Friday, October 30, 2020
     What is the role of a brother in Christ with regard to a sister in Christ who is not his wife, daughter, sister, mother, or any other female family member?  I'm a sister in Christ.  I don't want to be husbanded or fathered.  I just want a brother and a friend, not someone who is trying to manage my life like he does a wife or one of his children.  Shouldn't there be a difference?

Sincerely,
Not Yours

Dear Not Yours,

The Bible teaches that men in the church should treat women in the church like sisters and mothers (depending on their age).  Paul clearly says this in 1 Tim 5:2.  It isn’t the job of a Christian man to manage the lives of all Christian women – frankly, we’ve got enough work just taking care of ourselves!

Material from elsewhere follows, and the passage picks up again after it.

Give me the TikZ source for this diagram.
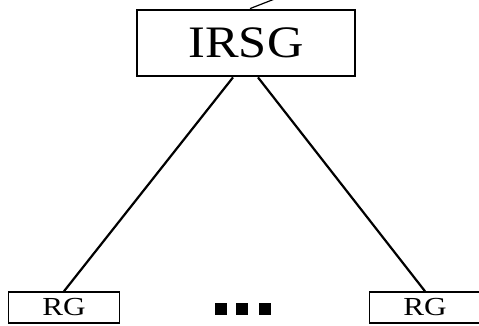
\documentclass[tikz,border=0pt]{standalone}
\usepackage{fontspec}
\setmainfont{Liberation Serif}
\usetikzlibrary{positioning, calc}

\begin{document}
\begin{tikzpicture}[x=1pt, y=-1pt,
    group/.style={draw, line width=2.8pt, minimum width=218pt, minimum height=66pt, inner sep=0pt},
    sub/.style={draw, line width=1.5pt, minimum width=111pt, minimum height=31pt, inner sep=0pt},
    link/.style={line width=2.2pt}]
\useasboundingbox (0,0) rectangle (479,326);

% top group and its two subgroups
\node[group] (irsg) at (246,43) {\fontsize{45}{45}\selectfont\scalebox{1.12}[1]{IRSG}};
\node[sub] (rg-left) at (64,307.5) {\fontsize{26}{26}\selectfont\scalebox{1.2}[1]{RG}};
\node[sub] (rg-right) at (425,307.5) {\fontsize{26}{26}\selectfont\scalebox{1.2}[1]{RG}};

% link to the parent, cut off at the top
\coordinate (parent) at (290,-7);
\draw[line width=1.2pt] ([xshift=4pt]irsg.north) -- (parent);

\draw[link] ([xshift=-13pt]irsg.south) -- (rg-left.north);
\draw[link] ([xshift=12pt]irsg.south) -- (rg-right.north);

% dots between the subgroups
\foreach \x in {221, 242, 265} {
    \fill (\x-6,303) rectangle (\x+6,315);
};
\end{tikzpicture}
\end{document}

We aren’t entirely sure what your complete question is, but it is possible for men and women in the church to have friendships, as long as they are careful to avoid anything inappropriate (1 Thess 5:2).  Both genders in the church are to seek healthy relationships with all Christians… whether male, female, young, or old.

The only people within a congregation who would have a responsibility to “manage” you would be the elders, who are given the task of watching over the saints (1 Pet 5:2).